(EXERCISE)
Give every line of the data again, unchanged, but with no pictures.

○ ○ ○ ○ ○

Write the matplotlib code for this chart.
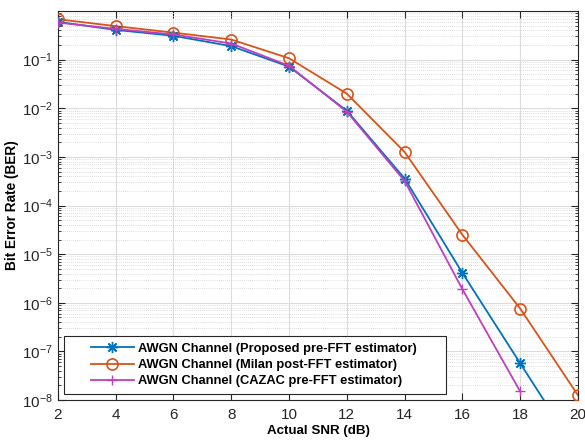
import numpy as np
from matplotlib import pyplot as plt
from matplotlib.patches import Rectangle
from matplotlib.ticker import LogLocator, NullFormatter

plt.rcParams['font.family'] = ['Liberation Sans', 'DejaVu Sans']
plt.rcParams['mathtext.fontset'] = 'custom'
plt.rcParams['mathtext.rm'] = 'Liberation Sans'
plt.rcParams['mathtext.it'] = 'Liberation Sans'
plt.rcParams['mathtext.default'] = 'regular'

snr = [2, 4, 6, 8, 10, 12, 14, 16, 18, 20]
ber_proposed = [0.60, 0.41, 0.31, 0.19, 0.072, 8.9e-3, 3.6e-4, 4.1e-6, 5.7e-8, 8e-10]
ber_milan = [0.68, 0.49, 0.36, 0.26, 0.107, 0.020, 1.26e-3, 2.5e-5, 7.6e-7, 1.25e-8]
snr_cazac = [2, 4, 6, 8, 10, 12, 14, 16, 18]
ber_cazac = [0.58, 0.43, 0.33, 0.215, 0.075, 8.5e-3, 3.2e-4, 1.9e-6, 1.5e-8]

labels = ['AWGN Channel (Proposed pre-FFT estimator)',
          'AWGN Channel (Milan post-FFT estimator)',
          'AWGN Channel (CAZAC pre-FFT estimator)']

fig = plt.figure(figsize=(5.85, 4.43), dpi=100)
ax = fig.add_axes([0.099, 0.097, 0.889, 0.878])

# asterisk marker like matlab's '*'
ax.semilogy(snr, ber_proposed, '-', marker=(8, 2, 0), color='#0072BD', lw=1.3,
            ms=8, mew=1.0, label=labels[0], zorder=4)
ax.semilogy(snr, ber_milan, '-o', color='#D95319', lw=1.3, ms=8,
            mfc='none', mew=1.2, label=labels[1], zorder=3)
ax.semilogy(snr_cazac, ber_cazac, '-+', color='#C03FBF', lw=1.3, ms=7,
            label=labels[2], zorder=5)

ax.set_xlim(2, 20)
ax.set_ylim(1e-8, 1)
ax.set_xticks(range(2, 21, 2))
ax.set_yticks([10.0 ** k for k in range(-8, 0)])
ax.yaxis.set_minor_locator(LogLocator(base=10, subs=np.arange(2, 10), numticks=20))
ax.yaxis.set_minor_formatter(NullFormatter())

ax.grid(True, which='major', color='#DCDCDC', lw=0.8)
ax.grid(True, which='minor', axis='y', color='#D2D2D2', lw=0.6, ls=(0, (1, 1.5)))
ax.set_axisbelow(True)

ax.tick_params(which='both', direction='in', top=True, right=True,
               labelsize=11, colors='#262626')
ax.tick_params(which='major', length=5)
ax.tick_params(axis='x', pad=6)
ax.tick_params(which='minor', length=2.5)
for s in ax.spines.values():
    s.set_color('#262626')
    s.set_linewidth(0.8)

ax.set_xlabel('Actual SNR (dB)', fontsize=9.6, fontweight='bold', labelpad=2)
ax.set_ylabel('Bit Error Rate (BER)', fontsize=9.8, fontweight='bold', labelpad=2)

# legend box drawn separately, matlab style with wide side padding
ax.add_patch(Rectangle((0.0115, 0.0154), 0.735, 0.149, transform=ax.transAxes,
                       facecolor='white', edgecolor='#262626', lw=0.8, zorder=6))
leg = ax.legend(loc='center left', bbox_to_anchor=(0.0635, 0.09),
                prop={'size': 9.3, 'weight': 'bold'}, frameon=False,
                handlelength=3.3, handletextpad=0.35, borderpad=0,
                borderaxespad=0, labelspacing=0.33)
leg.set_zorder(7)

fig.savefig('out.png', dpi=100)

○ ○ ○ ○ ○

(OUTPUT)
Write the matplotlib code for this chart.
import numpy as np
from matplotlib import pyplot as plt
from matplotlib.patches import Rectangle
from matplotlib.ticker import LogLocator, NullFormatter

plt.rcParams['font.family'] = ['Liberation Sans', 'DejaVu Sans']
plt.rcParams['mathtext.fontset'] = 'custom'
plt.rcParams['mathtext.rm'] = 'Liberation Sans'
plt.rcParams['mathtext.it'] = 'Liberation Sans'
plt.rcParams['mathtext.default'] = 'regular'

snr = [2, 4, 6, 8, 10, 12, 14, 16, 18, 20]
ber_proposed = [0.60, 0.41, 0.31, 0.19, 0.072, 8.9e-3, 3.6e-4, 4.1e-6, 5.7e-8, 8e-10]
ber_milan = [0.68, 0.49, 0.36, 0.26, 0.107, 0.020, 1.26e-3, 2.5e-5, 7.6e-7, 1.25e-8]
snr_cazac = [2, 4, 6, 8, 10, 12, 14, 16, 18]
ber_cazac = [0.58, 0.43, 0.33, 0.215, 0.075, 8.5e-3, 3.2e-4, 1.9e-6, 1.5e-8]

labels = ['AWGN Channel (Proposed pre-FFT estimator)',
          'AWGN Channel (Milan post-FFT estimator)',
          'AWGN Channel (CAZAC pre-FFT estimator)']

fig = plt.figure(figsize=(5.85, 4.43), dpi=100)
ax = fig.add_axes([0.099, 0.097, 0.889, 0.878])

# asterisk marker like matlab's '*'
ax.semilogy(snr, ber_proposed, '-', marker=(8, 2, 0), color='#0072BD', lw=1.3,
            ms=8, mew=1.0, label=labels[0], zorder=4)
ax.semilogy(snr, ber_milan, '-o', color='#D95319', lw=1.3, ms=8,
            mfc='none', mew=1.2, label=labels[1], zorder=3)
ax.semilogy(snr_cazac, ber_cazac, '-+', color='#C03FBF', lw=1.3, ms=7,
            label=labels[2], zorder=5)

ax.set_xlim(2, 20)
ax.set_ylim(1e-8, 1)
ax.set_xticks(range(2, 21, 2))
ax.set_yticks([10.0 ** k for k in range(-8, 0)])
ax.yaxis.set_minor_locator(LogLocator(base=10, subs=np.arange(2, 10), numticks=20))
ax.yaxis.set_minor_formatter(NullFormatter())

ax.grid(True, which='major', color='#DCDCDC', lw=0.8)
ax.grid(True, which='minor', axis='y', color='#D2D2D2', lw=0.6, ls=(0, (1, 1.5)))
ax.set_axisbelow(True)

ax.tick_params(which='both', direction='in', top=True, right=True,
               labelsize=11, colors='#262626')
ax.tick_params(which='major', length=5)
ax.tick_params(axis='x', pad=6)
ax.tick_params(which='minor', length=2.5)
for s in ax.spines.values():
    s.set_color('#262626')
    s.set_linewidth(0.8)

ax.set_xlabel('Actual SNR (dB)', fontsize=9.6, fontweight='bold', labelpad=2)
ax.set_ylabel('Bit Error Rate (BER)', fontsize=9.8, fontweight='bold', labelpad=2)

# legend box drawn separately, matlab style with wide side padding
ax.add_patch(Rectangle((0.0115, 0.0154), 0.735, 0.149, transform=ax.transAxes,
                       facecolor='white', edgecolor='#262626', lw=0.8, zorder=6))
leg = ax.legend(loc='center left', bbox_to_anchor=(0.0635, 0.09),
                prop={'size': 9.3, 'weight': 'bold'}, frameon=False,
                handlelength=3.3, handletextpad=0.35, borderpad=0,
                borderaxespad=0, labelspacing=0.33)
leg.set_zorder(7)

fig.savefig('out.png', dpi=100)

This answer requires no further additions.